RAW DATA:

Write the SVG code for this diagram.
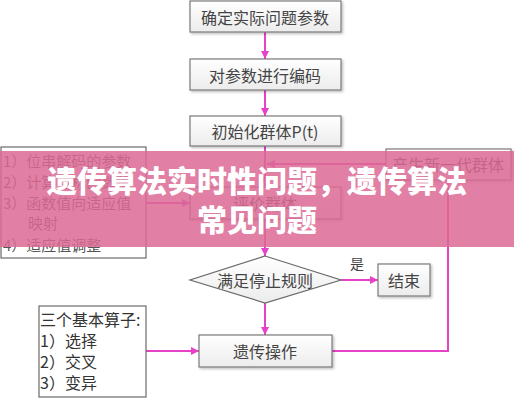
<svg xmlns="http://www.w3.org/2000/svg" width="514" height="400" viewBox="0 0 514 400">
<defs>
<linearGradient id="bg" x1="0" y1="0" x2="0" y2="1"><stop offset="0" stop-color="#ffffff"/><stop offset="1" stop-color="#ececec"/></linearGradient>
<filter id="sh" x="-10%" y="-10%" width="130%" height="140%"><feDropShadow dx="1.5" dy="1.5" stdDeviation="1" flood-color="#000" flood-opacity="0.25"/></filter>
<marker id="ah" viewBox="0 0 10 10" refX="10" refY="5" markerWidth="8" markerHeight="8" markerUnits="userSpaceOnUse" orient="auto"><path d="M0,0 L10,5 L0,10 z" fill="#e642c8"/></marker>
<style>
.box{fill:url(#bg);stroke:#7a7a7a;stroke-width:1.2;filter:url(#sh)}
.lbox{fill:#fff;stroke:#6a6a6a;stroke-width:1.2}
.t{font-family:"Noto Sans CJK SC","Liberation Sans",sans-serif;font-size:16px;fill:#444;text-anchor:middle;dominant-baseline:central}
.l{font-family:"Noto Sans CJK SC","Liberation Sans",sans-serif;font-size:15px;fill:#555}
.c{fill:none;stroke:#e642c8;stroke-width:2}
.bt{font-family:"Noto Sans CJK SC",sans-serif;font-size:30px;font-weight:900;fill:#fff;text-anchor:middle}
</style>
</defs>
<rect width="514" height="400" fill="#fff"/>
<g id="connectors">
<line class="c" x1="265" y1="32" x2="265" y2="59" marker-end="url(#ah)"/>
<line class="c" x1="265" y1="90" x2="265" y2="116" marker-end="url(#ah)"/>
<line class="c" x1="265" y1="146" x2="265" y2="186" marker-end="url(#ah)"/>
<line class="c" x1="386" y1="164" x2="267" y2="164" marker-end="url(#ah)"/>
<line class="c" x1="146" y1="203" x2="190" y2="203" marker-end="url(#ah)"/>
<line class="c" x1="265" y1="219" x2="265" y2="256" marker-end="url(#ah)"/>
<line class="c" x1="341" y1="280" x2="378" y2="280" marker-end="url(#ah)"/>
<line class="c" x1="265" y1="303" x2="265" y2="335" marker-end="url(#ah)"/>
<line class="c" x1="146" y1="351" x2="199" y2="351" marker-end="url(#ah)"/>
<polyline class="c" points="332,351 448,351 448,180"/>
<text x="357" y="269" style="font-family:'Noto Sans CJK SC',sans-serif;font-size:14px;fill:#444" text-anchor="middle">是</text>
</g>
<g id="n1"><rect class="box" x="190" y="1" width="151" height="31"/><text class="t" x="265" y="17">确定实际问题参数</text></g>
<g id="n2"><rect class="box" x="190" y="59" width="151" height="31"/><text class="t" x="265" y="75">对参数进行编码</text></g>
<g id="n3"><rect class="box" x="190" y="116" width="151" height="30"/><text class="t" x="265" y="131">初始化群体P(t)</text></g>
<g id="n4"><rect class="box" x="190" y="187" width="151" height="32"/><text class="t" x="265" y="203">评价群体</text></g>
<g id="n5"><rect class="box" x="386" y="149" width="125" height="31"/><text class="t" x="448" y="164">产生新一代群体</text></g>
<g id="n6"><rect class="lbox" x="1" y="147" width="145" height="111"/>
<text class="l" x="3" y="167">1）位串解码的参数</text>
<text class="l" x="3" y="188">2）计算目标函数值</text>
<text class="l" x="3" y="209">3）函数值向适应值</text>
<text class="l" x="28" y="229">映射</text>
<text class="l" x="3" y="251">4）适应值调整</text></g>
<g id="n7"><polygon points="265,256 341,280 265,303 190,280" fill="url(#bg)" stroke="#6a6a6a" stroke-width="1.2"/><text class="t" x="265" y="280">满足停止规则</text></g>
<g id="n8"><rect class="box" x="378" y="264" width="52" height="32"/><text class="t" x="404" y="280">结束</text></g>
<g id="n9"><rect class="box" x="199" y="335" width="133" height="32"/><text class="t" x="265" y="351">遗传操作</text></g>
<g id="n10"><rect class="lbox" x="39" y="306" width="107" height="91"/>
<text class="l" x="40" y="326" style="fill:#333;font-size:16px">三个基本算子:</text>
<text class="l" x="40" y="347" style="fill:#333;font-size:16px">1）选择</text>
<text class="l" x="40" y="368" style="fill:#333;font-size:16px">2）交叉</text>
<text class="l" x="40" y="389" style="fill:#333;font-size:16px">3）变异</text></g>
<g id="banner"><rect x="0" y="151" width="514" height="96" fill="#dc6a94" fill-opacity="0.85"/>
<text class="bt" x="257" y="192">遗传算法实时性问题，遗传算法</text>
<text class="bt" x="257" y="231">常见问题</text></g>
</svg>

TASK INSTRUCTIONS:
Return the listing above word for word, with the pictures removed.

RESPONSE TO THE TASK:
Write the SVG code for this diagram.
<svg xmlns="http://www.w3.org/2000/svg" width="514" height="400" viewBox="0 0 514 400">
<defs>
<linearGradient id="bg" x1="0" y1="0" x2="0" y2="1"><stop offset="0" stop-color="#ffffff"/><stop offset="1" stop-color="#ececec"/></linearGradient>
<filter id="sh" x="-10%" y="-10%" width="130%" height="140%"><feDropShadow dx="1.5" dy="1.5" stdDeviation="1" flood-color="#000" flood-opacity="0.25"/></filter>
<marker id="ah" viewBox="0 0 10 10" refX="10" refY="5" markerWidth="8" markerHeight="8" markerUnits="userSpaceOnUse" orient="auto"><path d="M0,0 L10,5 L0,10 z" fill="#e642c8"/></marker>
<style>
.box{fill:url(#bg);stroke:#7a7a7a;stroke-width:1.2;filter:url(#sh)}
.lbox{fill:#fff;stroke:#6a6a6a;stroke-width:1.2}
.t{font-family:"Noto Sans CJK SC","Liberation Sans",sans-serif;font-size:16px;fill:#444;text-anchor:middle;dominant-baseline:central}
.l{font-family:"Noto Sans CJK SC","Liberation Sans",sans-serif;font-size:15px;fill:#555}
.c{fill:none;stroke:#e642c8;stroke-width:2}
.bt{font-family:"Noto Sans CJK SC",sans-serif;font-size:30px;font-weight:900;fill:#fff;text-anchor:middle}
</style>
</defs>
<rect width="514" height="400" fill="#fff"/>
<g id="connectors">
<line class="c" x1="265" y1="32" x2="265" y2="59" marker-end="url(#ah)"/>
<line class="c" x1="265" y1="90" x2="265" y2="116" marker-end="url(#ah)"/>
<line class="c" x1="265" y1="146" x2="265" y2="186" marker-end="url(#ah)"/>
<line class="c" x1="386" y1="164" x2="267" y2="164" marker-end="url(#ah)"/>
<line class="c" x1="146" y1="203" x2="190" y2="203" marker-end="url(#ah)"/>
<line class="c" x1="265" y1="219" x2="265" y2="256" marker-end="url(#ah)"/>
<line class="c" x1="341" y1="280" x2="378" y2="280" marker-end="url(#ah)"/>
<line class="c" x1="265" y1="303" x2="265" y2="335" marker-end="url(#ah)"/>
<line class="c" x1="146" y1="351" x2="199" y2="351" marker-end="url(#ah)"/>
<polyline class="c" points="332,351 448,351 448,180"/>
<text x="357" y="269" style="font-family:'Noto Sans CJK SC',sans-serif;font-size:14px;fill:#444" text-anchor="middle">是</text>
</g>
<g id="n1"><rect class="box" x="190" y="1" width="151" height="31"/><text class="t" x="265" y="17">确定实际问题参数</text></g>
<g id="n2"><rect class="box" x="190" y="59" width="151" height="31"/><text class="t" x="265" y="75">对参数进行编码</text></g>
<g id="n3"><rect class="box" x="190" y="116" width="151" height="30"/><text class="t" x="265" y="131">初始化群体P(t)</text></g>
<g id="n4"><rect class="box" x="190" y="187" width="151" height="32"/><text class="t" x="265" y="203">评价群体</text></g>
<g id="n5"><rect class="box" x="386" y="149" width="125" height="31"/><text class="t" x="448" y="164">产生新一代群体</text></g>
<g id="n6"><rect class="lbox" x="1" y="147" width="145" height="111"/>
<text class="l" x="3" y="167">1）位串解码的参数</text>
<text class="l" x="3" y="188">2）计算目标函数值</text>
<text class="l" x="3" y="209">3）函数值向适应值</text>
<text class="l" x="28" y="229">映射</text>
<text class="l" x="3" y="251">4）适应值调整</text></g>
<g id="n7"><polygon points="265,256 341,280 265,303 190,280" fill="url(#bg)" stroke="#6a6a6a" stroke-width="1.2"/><text class="t" x="265" y="280">满足停止规则</text></g>
<g id="n8"><rect class="box" x="378" y="264" width="52" height="32"/><text class="t" x="404" y="280">结束</text></g>
<g id="n9"><rect class="box" x="199" y="335" width="133" height="32"/><text class="t" x="265" y="351">遗传操作</text></g>
<g id="n10"><rect class="lbox" x="39" y="306" width="107" height="91"/>
<text class="l" x="40" y="326" style="fill:#333;font-size:16px">三个基本算子:</text>
<text class="l" x="40" y="347" style="fill:#333;font-size:16px">1）选择</text>
<text class="l" x="40" y="368" style="fill:#333;font-size:16px">2）交叉</text>
<text class="l" x="40" y="389" style="fill:#333;font-size:16px">3）变异</text></g>
<g id="banner"><rect x="0" y="151" width="514" height="96" fill="#dc6a94" fill-opacity="0.85"/>
<text class="bt" x="257" y="192">遗传算法实时性问题，遗传算法</text>
<text class="bt" x="257" y="231">常见问题</text></g>
</svg>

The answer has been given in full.